After WWII in the face of what Winston Churchill called an Iron Curtain coming down between the West and the Soviets the nation came up with a plan for future action in our foreign policy. Some called a containment plan. It was devised with the United States interests at heart. It was followed through most administrations up until the fall of the Soviet Union.

Since then under the two Bushes, Clinton and Obama we have floundered about unsure of what we want or where we want to go. Everything seems to be made up at the moment in response to something suddenly happening or is being driven by interests of countries other than our own. We have some brilliant people who work in our state department and in private institutions who are skilled in foreign policy. It is time for us to come up with a future plan for America that will place the lives and wealth of America first which can be supported by all our political parties and leaders.

No longer should we be whipped sawed by other nations. No longer should the desires of other nations be considered before our own. Congress should stop seeking to have American kids killed doing the dirty work for other countries.

Obama’s goal over the next year should be to come up with such a plan before it is too late.



  1. Susan George’s book is entitled “A Fate Worse than Debt,” not “Debt Before Dishonor,” which was written by some one else, maybe, Delasandro (sp?). Hayak of the Austrian School emphasized “moral risk” in economics. He believed the world’s economic system would be just fine, if countries paid their bills. Hayak thought it only fair that if a country defaulted, its international creditors could then take over the transportation network, water supply, agricultural resources of that country to satisfy its debts.

    • Khalid:

      I’m not much for economics although I wish I understood them better. Things like the money supply mystify me. I can’t figure how the FED keeps interest rates at zero. I wonder if it has such power why was it we had the misery index during the Carter years. Hayek I tried but couldn’t stick to it. The idea the international creditors could take over a country’s transportation and other critical resources and appropriate them to their own use seems to be something fascist-like. We’d have lots of little Mussolinis strutting on the world stage. I guess Hayek wasn’t fond of democracies.

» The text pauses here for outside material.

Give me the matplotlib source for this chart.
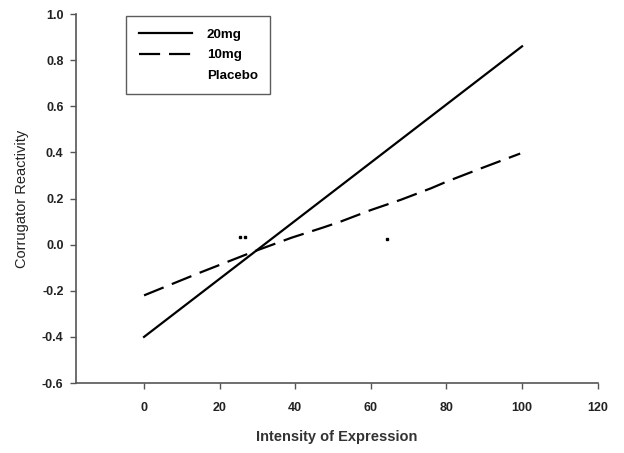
import matplotlib.pyplot as plt

plt.rcParams['font.family'] = ['Liberation Sans', 'DejaVu Sans']

# data
x_20mg = [0, 100]
y_20mg = [-0.40, 0.86]

x_10mg = [0, 15, 29, 39, 47.5, 52, 60, 68, 76, 80, 89, 99.5]
y_10mg = [-0.22, -0.12, -0.03, 0.03, 0.075, 0.10, 0.15, 0.195, 0.245, 0.273, 0.33, 0.395]

# placebo only survives as a few specks in the scan
x_placebo = [25.3, 26.8, 64.3]
y_placebo = [0.035, 0.035, 0.025]

x_ticks = [0, 20, 40, 60, 80, 100, 120]
y_ticks = [-0.6, -0.4, -0.2, 0.0, 0.2, 0.4, 0.6, 0.8, 1.0]
y_ticklabels = ['-0.6', '-0.4', '-0.2', '0.0', '0.2', '0.4', '0.6', '0.8', '1.0']

fig = plt.figure(figsize=(6.24, 4.53), dpi=100)
ax = fig.add_axes([0.1218, 0.1545, 0.836, 0.8145])

ax.plot(x_20mg, y_20mg, color='black', lw=1.6, label='20mg')
ax.plot(x_10mg, y_10mg, color='black', lw=1.6, linestyle=(0, (9.5, 4)), label='10mg')
ax.plot(x_placebo, y_placebo, linestyle='None', marker='s', markersize=1.6,
        color='black', label='Placebo')

ax.set_xlim(-18, 120)
ax.set_ylim(-0.6, 1.0)
ax.set_xticks(x_ticks)
ax.set_yticks(y_ticks)
ax.set_yticklabels(y_ticklabels)

ax.spines["top"].set_visible(False)
ax.spines["right"].set_visible(False)
for s in ["left", "bottom"]:
    ax.spines[s].set_color('#555555')
    ax.spines[s].set_linewidth(1.2)
ax.tick_params(axis='both', direction='out', length=4, width=1, color='#555555',
               labelsize=9)
ax.tick_params(axis='x', pad=10)
ax.tick_params(axis='y', pad=5)
for lab in ax.get_xticklabels() + ax.get_yticklabels():
    lab.set_fontweight('bold')
    lab.set_color('#222222')

ax.set_xlabel('Intensity of Expression', fontsize=10.5, fontweight='bold',
              color='#333333', labelpad=11)
ax.set_ylabel('Corrugator Reactivity', fontsize=10.5, color='#222222', labelpad=9)

leg = ax.legend(loc='upper left', bbox_to_anchor=(0.0958, 0.9946), frameon=True,
                fancybox=False, edgecolor='#333333', handlelength=4.0,
                handletextpad=1.1, labelspacing=0.6, borderpad=0.95,
                borderaxespad=0, prop={'size': 9.6, 'weight': 'bold'})
leg.get_frame().set_linewidth(1.0)
# the placebo key has no visible line in the original
leg.legend_handles[2].set_visible(False)

fig.savefig('out.png', dpi=100)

  2. Is 17 trillion in debt the indication of a perilous economic situation?
    Stuart Corbridge (Wharton) wrote “Debt and Development” twenty-five years ago. He states that debt flow drives the international economy. According to Corbridge, wealth generated in the USA must be lent overseas in order to maintain economic stability at home. If the wealth stayed in the USA it would compete against itself, driving the cost of domestic investments up, and, forming an economic bubble that has to eventually burst. For example, the real-estate market was hyper-inflated by the banks, who attempted to invest their capital at home, rather than overseas. Corbridge believes that nations holding trillions in dollar debt can only spend those dollars in the US economy.
    Foreign aid is another way the US Government circulates debt. Recipients of US foreign aid must spend the borrowed funds on US products, and, services. Corbridge inverts the normal conception of international economics; debt, not, profit, becomes the engine of the world economy. Keeping dollars at home leads to disaster. That is why one can borrow to establish a business overseas much easier than one can borrow to invest in the domestic economy.

    • Khalid:

      Following your argument logically we should be 34 trillion in debt then everything would be humming.

      • Exactly!

        This will require another trip to the barn. If you are an acolyte of Hayak’s Austrian School, we’ll have a lively discussion. I tend to the Susan George (“Debt Before Dishonor”) “system un-fixable” side of the argument. Corbridge’s book isn’t available for an e-read, I checked. I’m hoping to discover a physical copy out in the barn. Ms.George’s book might be on the Internet.
        Last time I went out to the barn, I found a real treasure, “The Enigma of Capital: a Marxist Viewpoint” by V. Shemyatenkov, (Moscow:Progress Publishers, 1981). Perhaps, I’ll be lucky again.